Friday, March 29, 2013
The Tunes - Elevator
1B. Crowded Heart
2A. Too Proud
2B. She's Mad
THE TUNES (Topeka, KS)
Tune's Tunes (D-1100), 1982
Mike Donoho wanted to play guitar ever since watching the Beatles on the Ed Sullivan Show. He had a pocket transistor radio growing up and absorbed the AM glory of bands like Ohio Express, 1910 Fruitgum Co, Tommy James, Lemon Pipers, and the Archies. He played in a few bands in high school and shortly after graduation hooked up with a booking agency out of Lawrence, KS called American Management Enterprises that booked show bands in the middle half of the U.S. and Canada.
Mike’s first professional gigs were with Teaser, a group that did sets of 50s, 60s, and 70s music with a girl singer. He later joined a top 40 band called Windfall but by the late 70s his entire outlook on music saw a change. After witnessing the Jam perform live he wanted to match that excitement level. Mike attempted to convert Windfall into a new wave group called the Tunes but the results were not what he hoped for. He then brought in bassist Pat Wempe and with Windfall’s drummer Adam Villialobos, the trio recorded a demo on a Teac 4-track recorder which helped the band garner some work.
Mike was the only singer and he found it difficult to survive their 3 and 4 hour gigs so he brought in Bryan Darner, an old band-mate from high school who assisted with vocals and harmonies. The new Tunes toured all over the mid-west in a 1964 school bus with Faith Baptist Church painted on the side. After about a year Bryan quit to join the Artists, a Kansas City power pop band that had some money behind them. Back to being a 3-piece, the Tunes recorded a couple more demos but after only a few gigs with that line-up Pat and Mike started looking for other players.
Much like Mike, Steve Seitz was intrigued by the Beatles on Sullivan and took to playing guitar at a young age. He also had five years of formal piano lessons so when he was working at a liquor store one day and Pat came in mentioning he was looking for a guitar player who could sing and play organ, Steve stepped up to the plate. Putting ads up in music stores and local papers they then found Mark Weolk who took over the drummer’s throne and helped with vocals.
Topeka was by and large a community that absorbed whatever was popular on the radio and the live music circuit was dominated by cover bands. The Tunes wanted to do their own material so Steve or Mike would write songs and then present their ideas at rehearsals for the rest of the band to work out. The band often had to travel to neighboring Lawrence or Kansas City where original music was more appreciated. This final version of the Tunes played about as much as a local band could play within a hundred mile radius of their home, often doing multiple sets each night.
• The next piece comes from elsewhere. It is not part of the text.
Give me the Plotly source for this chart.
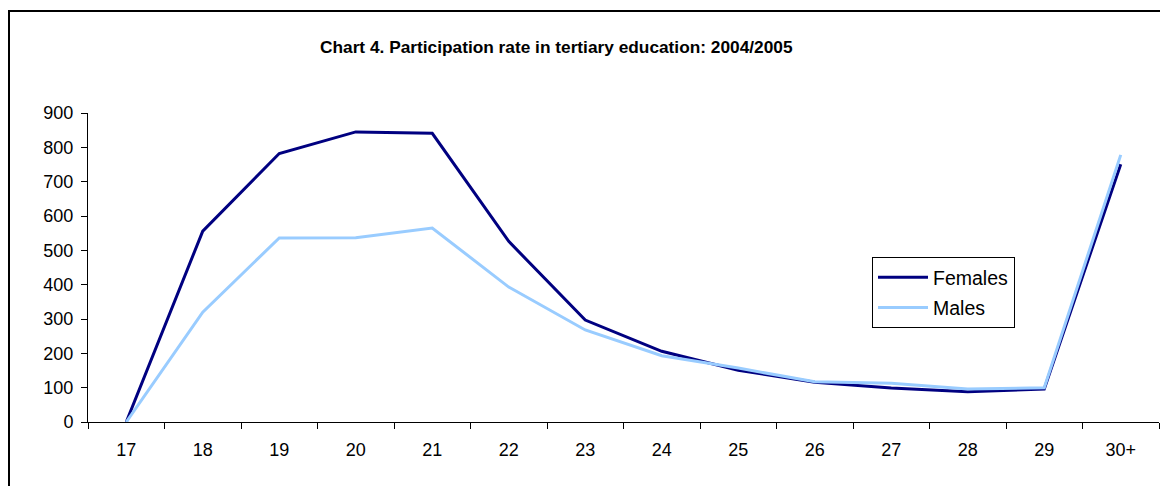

To fill the time they’d often mix their originals alongside covers of modern day bands like the Beat, Romantics, Elvis Costello, and Joe Jackson. They also played their own interpretations of the 60’s British Invasion music they grew up on.
In 1982, the band had saved up enough money from gigs to go to a professional studio in Kansas City and record four songs. A 7” EP was self-released in an edition of what they recall to be 200 copies. The sleeves were all hand constructed by the band members sitting around the kitchen table of an old Victorian home they all shared at the time. Promo packs were sent out to record labels and booking agents in hopes of scoring a deal but the call never came. Unfortunately, after a few years of building a supportive fanbase, the band was unable to sustain themselves financially and called it quits.
Cheap Rewards Records is currently working on an LP collection of the Tunes studio and demo material with a planned release this summer.